The PREEMPT_RT project will be done in 2014, "one way or another". The first way would be to get most of the rest of the code upstream, but that will require more of an effort, from a wider group than is currently involved. The alternative is to decide that the 95% of the realtime work already upstream is good enough and to drop further efforts.
Main contributors were:
- Doug Niehaus, Professor at Kansas University, USA
- Ingo Molnár for Red Hat
- Thomas Gleixner, CEO of Linutronix, for several clients
- Paul McKenney for IBM and
- Steven Rostedt for Red Hat
After the basic components were developed from 2000 to 2006, they were gradually merged into the mainline Linux kernel, a task that is about 90% completed. The remaining 10% are available as the so-called PREEMPT_RT patch. At present, the patch is being maintained and adapted to the current Linux kernel by Thomas Gleixner and his coworker, Sebastian Siewior, at Linutronix.

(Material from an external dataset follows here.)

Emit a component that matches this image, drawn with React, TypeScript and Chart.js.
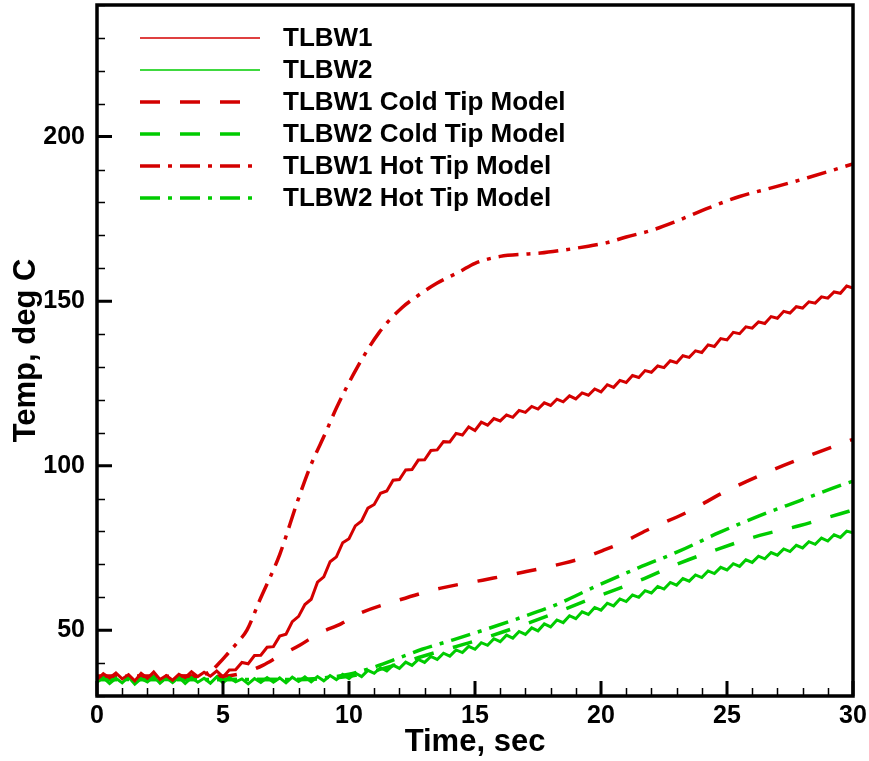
import React, { useEffect, useRef } from 'react';
import { Chart, registerables } from 'chart.js';

Chart.register(...registerables);

// ---------------- DATA ----------------
const sampleStep = 0.25; // seconds between measured samples (t = 0 .. 30)

const tlbw1Values = [
  35.0, 36.8, 35.5, 37.0, 35.2, 36.5, 34.6, 36.9, 35.4, 37.3,
  35.0, 36.2, 34.8, 36.6, 35.6, 37.4, 35.9, 37.2, 36.0, 37.6,
  35.8, 37.9, 38.0, 40.2, 39.8, 42.3, 42.4, 44.8, 45.0, 48.2,
  48.8, 52.6, 54.2, 57.8, 59.4, 64.6, 66.2, 70.8, 72.3, 76.6,
  77.8, 81.7, 83.2, 87.1, 88.2, 91.6, 92.3, 95.6, 95.8, 98.7,
  98.8, 101.7, 101.8, 104.6, 104.8, 107.3, 107.2, 109.8, 109.3, 111.8,
  110.7, 113.2, 112.3, 114.3, 113.6, 115.4, 114.7, 116.8, 116.2, 118.0,
  117.2, 119.1, 118.3, 120.2, 119.4, 121.2, 120.3, 122.1, 121.4, 123.3,
  122.4, 124.6, 123.8, 125.9, 125.3, 127.4, 126.8, 128.9, 128.4, 130.3,
  129.8, 131.9, 131.3, 133.4, 132.9, 134.9, 134.4, 136.7, 136.2, 138.6,
  138.2, 140.5, 140.1, 142.2, 141.8, 143.7, 143.2, 145.3, 144.8, 146.9,
  146.4, 148.3, 147.9, 149.8, 149.4, 151.3, 150.9, 152.8, 152.4, 154.6,
  154.0,
];

const tlbw2Values = [
  34.2, 35.6, 33.8, 35.4, 34.0, 35.8, 33.6, 35.3, 34.3, 35.9,
  33.9, 35.5, 34.1, 35.7, 33.8, 35.6, 34.2, 35.4, 33.9, 35.8,
  34.0, 35.6, 34.3, 35.2, 33.7, 35.3, 34.1, 35.6, 34.2, 35.5,
  34.0, 35.7, 34.4, 35.8, 34.3, 35.9, 34.6, 36.2, 35.0, 36.6,
  35.3, 37.0, 35.9, 37.8, 36.9, 38.6, 37.6, 39.4, 38.4, 40.3,
  39.3, 41.1, 40.2, 42.0, 41.1, 43.0, 42.1, 44.0, 43.2, 45.1,
  44.2, 46.2, 45.4, 47.4, 46.5, 48.5, 47.6, 49.6, 48.7, 50.7,
  49.8, 51.9, 51.0, 53.1, 52.3, 54.4, 53.5, 55.6, 54.8, 56.9,
  56.1, 58.2, 57.4, 59.5, 58.7, 60.7, 60.0, 62.0, 61.3, 63.3,
  62.5, 64.5, 63.7, 65.7, 64.9, 66.8, 66.0, 68.0, 67.2, 69.1,
  68.3, 70.2, 69.4, 71.4, 70.6, 72.5, 71.7, 73.6, 72.8, 74.7,
  73.9, 75.8, 75.0, 76.9, 76.1, 78.0, 77.1, 79.0, 78.2, 80.1,
  79.6,
];

const coldTip1Time = [0, 5, 6, 6.6, 7.2, 8.06, 8.8, 9.7, 10.4, 12, 13.6, 15.3, 16.9, 18.5, 19.3, 20.1, 21, 21.8, 23.4, 25, 26.6, 28.3, 30];
const coldTip1Temp = [36, 36, 37.5, 39.4, 42, 45.5, 49, 52, 55, 59.2, 62.7, 65.2, 67.6, 70.3, 72, 74.3, 77.2, 80.3, 85.8, 92.4, 98, 103.2, 108];

const coldTip2Time = [0, 8, 9, 10, 11, 12, 12.9, 14.9, 16.5, 18.1, 19.7, 21.5, 23.1, 24.7, 26.3, 27.9, 29.5, 30];
const coldTip2Temp = [35, 35, 35.3, 36, 37.6, 39.8, 42, 46.5, 50.5, 55, 59.8, 65, 70.3, 74.8, 78.8, 81.8, 85.4, 86.5];

const hotTip1Time = [0, 2, 4, 4.5, 4.85, 5.2, 5.6, 5.95, 6.45, 7.25, 7.95, 8.45, 9.1, 9.5, 10.3, 11.2, 12.1, 12.7, 13.5, 14.4, 15, 16, 17, 17.6, 18.5, 19.5, 20.2, 21, 22, 22.9, 24, 25.5, 26.8, 28.2, 30];
const hotTip1Temp = [36, 36, 36.2, 37.5, 40, 43, 46.5, 50, 59, 73, 89, 99.5, 110.5, 117.5, 129.5, 140.5, 148, 151.5, 155.5, 159, 161.5, 163.6, 164.3, 164.6, 165.5, 166.7, 167.7, 169.5, 171.5, 174, 177.5, 181.8, 184.5, 187.5, 191.7];

const hotTip2Time = [0, 8, 9, 10, 11, 12, 12.9, 14.1, 16.5, 18.3, 19.7, 21.5, 23.1, 24.7, 26.3, 27.9, 29.5, 30];
const hotTip2Temp = [35, 35, 35.5, 36.6, 38.8, 41.6, 44.2, 47, 53, 58, 63, 69, 74, 79.7, 84.8, 89.4, 94, 95.3];

const seriesNames = [
  'TLBW1',
  'TLBW2',
  'TLBW1 Cold Tip Model',
  'TLBW2 Cold Tip Model',
  'TLBW1 Hot Tip Model',
  'TLBW2 Hot Tip Model',
];

const xTickValues = [0, 5, 10, 15, 20, 25, 30];
const yTickValues = [50, 100, 150, 200];
const xRange = [0, 30];
const yRange = [30, 240];
const xMinorStep = 1;
const yMinorStep = 10;

// ---------------- STYLE ----------------
const RED = 'rgb(212,0,0)';
const GREEN = 'rgb(0,204,0)';
const FONT = '"Liberation Sans", Arial, Helvetica, sans-serif';
const DASH = [20, 20];
const DASHDOT = [20, 8, 4, 8];

const toPoints = (xs: number[], ys: number[]) => ys.map((y, i) => ({ x: xs[i], y }));
const measuredPoints = (ys: number[]) => ys.map((y, i) => ({ x: i * sampleStep, y }));

const legendStyles = [
  { color: RED, dash: [] as number[], width: 1.5 },
  { color: GREEN, dash: [] as number[], width: 1.5 },
  { color: RED, dash: DASH, width: 3.5 },
  { color: GREEN, dash: DASH, width: 3.5 },
  { color: RED, dash: DASHDOT, width: 3.5 },
  { color: GREEN, dash: DASHDOT, width: 3.5 },
];

const decorPlugin = {
  id: 'decor',
  afterDraw(chart: any) {
    const { ctx, chartArea: a, scales } = chart;
    const x = scales.x;
    const y = scales.y;
    ctx.save();
    ctx.strokeStyle = '#000';
    ctx.lineCap = 'butt';
    ctx.setLineDash([]);

    // minor ticks
    ctx.lineWidth = 1.5;
    ctx.beginPath();
    for (let v = xRange[0]; v <= xRange[1]; v += xMinorStep) {
      if (xTickValues.includes(v)) continue;
      const px = Math.round(x.getPixelForValue(v)) + 0.5;
      ctx.moveTo(px, a.bottom);
      ctx.lineTo(px, a.bottom - 8);
    }
    for (let v = yRange[0]; v <= yRange[1]; v += yMinorStep) {
      if (yTickValues.includes(v)) continue;
      const py = Math.round(y.getPixelForValue(v)) + 0.5;
      ctx.moveTo(a.left, py);
      ctx.lineTo(a.left + 8, py);
    }
    ctx.stroke();

    // major ticks
    ctx.lineWidth = 3;
    ctx.beginPath();
    for (const v of xTickValues) {
      const px = x.getPixelForValue(v);
      ctx.moveTo(px, a.bottom);
      ctx.lineTo(px, a.bottom - 15);
    }
    for (const v of yTickValues) {
      const py = y.getPixelForValue(v);
      ctx.moveTo(a.left, py);
      ctx.lineTo(a.left + 15, py);
    }
    ctx.stroke();

    // frame
    ctx.lineWidth = 3.5;
    ctx.strokeRect(a.left, a.top, a.right - a.left, a.bottom - a.top);

    // legend
    const lx0 = 140;
    const lx1 = 260;
    const tx = 283;
    const ly0 = 38;
    const dy = 32;
    ctx.font = `bold 26px ${FONT}`;
    ctx.fillStyle = '#000';
    ctx.textBaseline = 'middle';
    ctx.textAlign = 'left';
    seriesNames.forEach((name, i) => {
      const st = legendStyles[i];
      const yy = ly0 + i * dy;
      ctx.strokeStyle = st.color;
      ctx.lineWidth = st.width;
      ctx.setLineDash(st.dash);
      ctx.beginPath();
      ctx.moveTo(lx0, yy);
      ctx.lineTo(lx1, yy);
      ctx.stroke();
      ctx.setLineDash([]);
      ctx.fillText(name, tx, yy + 1);
    });
    ctx.restore();
  },
};

export default function App() {
  const canvasRef = useRef<HTMLCanvasElement | null>(null);

  useEffect(() => {
    const canvas = canvasRef.current;
    if (!canvas) return;
    const tickFont = { family: FONT, size: 25, weight: 'bold' as const };
    const titleFont = { family: FONT, size: 31, weight: 'bold' as const };

    const chart = new Chart(canvas, {
      type: 'line',
      data: {
        datasets: [
          {
            label: seriesNames[0],
            data: measuredPoints(tlbw1Values),
            borderColor: RED,
            borderWidth: 3,
            pointRadius: 0,
            tension: 0,
          },
          {
            label: seriesNames[1],
            data: measuredPoints(tlbw2Values),
            borderColor: GREEN,
            borderWidth: 3,
            pointRadius: 0,
            tension: 0,
          },
          {
            label: seriesNames[2],
            data: toPoints(coldTip1Time, coldTip1Temp),
            borderColor: RED,
            borderWidth: 3.5,
            borderDash: DASH,
            pointRadius: 0,
            cubicInterpolationMode: 'monotone',
          },
          {
            label: seriesNames[3],
            data: toPoints(coldTip2Time, coldTip2Temp),
            borderColor: GREEN,
            borderWidth: 3.5,
            borderDash: DASH,
            pointRadius: 0,
            cubicInterpolationMode: 'monotone',
          },
          {
            label: seriesNames[4],
            data: toPoints(hotTip1Time, hotTip1Temp),
            borderColor: RED,
            borderWidth: 3.5,
            borderDash: DASHDOT,
            pointRadius: 0,
            cubicInterpolationMode: 'monotone',
          },
          {
            label: seriesNames[5],
            data: toPoints(hotTip2Time, hotTip2Temp),
            borderColor: GREEN,
            borderWidth: 3.5,
            borderDash: DASHDOT,
            pointRadius: 0,
            cubicInterpolationMode: 'monotone',
          },
        ],
      },
      options: {
        responsive: false,
        animation: false,
        events: [],
        layout: { padding: { top: 5, right: 16, left: 0, bottom: 0 } },
        plugins: {
          legend: { display: false },
          tooltip: { enabled: false },
        },
        scales: {
          x: {
            type: 'linear',
            min: xRange[0],
            max: xRange[1],
            grid: { display: false, drawTicks: false },
            border: { display: false },
            ticks: {
              stepSize: 5,
              autoSkip: false,
              maxRotation: 0,
              color: '#000',
              font: tickFont,
              padding: 5,
            },
            afterBuildTicks: (scale: any) => {
              scale.ticks = xTickValues.map((v) => ({ value: v }));
            },
            afterFit: (scale: any) => {
              scale.height = 65;
              scale.paddingLeft = 0;
              scale.paddingRight = 0;
            },
            title: {
              display: true,
              text: 'Time, sec',
              color: '#000',
              font: titleFont,
              padding: { top: 0, bottom: 0 },
            },
          },
          y: {
            type: 'linear',
            min: yRange[0],
            max: yRange[1],
            grid: { display: false, drawTicks: false },
            border: { display: false },
            ticks: {
              autoSkip: false,
              color: '#000',
              font: tickFont,
              padding: 12,
            },
            afterBuildTicks: (scale: any) => {
              scale.ticks = yTickValues.map((v) => ({ value: v }));
            },
            afterFit: (scale: any) => {
              scale.width = 97;
              scale.paddingTop = 0;
              scale.paddingBottom = 0;
            },
            title: {
              display: true,
              text: 'Temp, deg C',
              color: '#000',
              font: titleFont,
              padding: { top: 8, bottom: 0 },
            },
          },
        },
      },
      plugins: [decorPlugin],
    });

    return () => chart.destroy();
  }, []);

  return (
    <div style={{ position: 'absolute', left: 0, top: 0, width: 869, height: 761, background: '#fff' }}>
      <canvas ref={canvasRef} width={869} height={761} style={{ display: 'block' }} />
    </div>
  );
}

Once the mainline Linux kernel has been equipped with real-time capabilities and is appropriately configured, a real-time operating system will be available that is largely capable of coping with established RTOS kernels in many ways. The two key benefits of a real-time mainline Linux kernel are
- guaranteed real-time features for the vast majority of industrial systems, and
- an API exclusively based on the POSIX standard.
The fact that the response behavior of such a real-time Linux kernel is predictable and can actually be guaranteed has been confirmed by long-term measurements at the test center of the Open Source Automation Development Lab (OSADL) in which 100 million trigger pulses per test system are evaluated daily under different stress and load scenarios. The results were depicted in sequential latency plots. The logarithmic scaling of the frequency values in the y-direction makes it possible to visualize even a single outlier. As can be seen in an example measurement, not a single outlier arose in over 60 billion cycles. The maximum measured latency of the 2700-MHz Intel processor of around 20 µs is about that which is achieved by dedicated RTOS kernels (see Figure 1).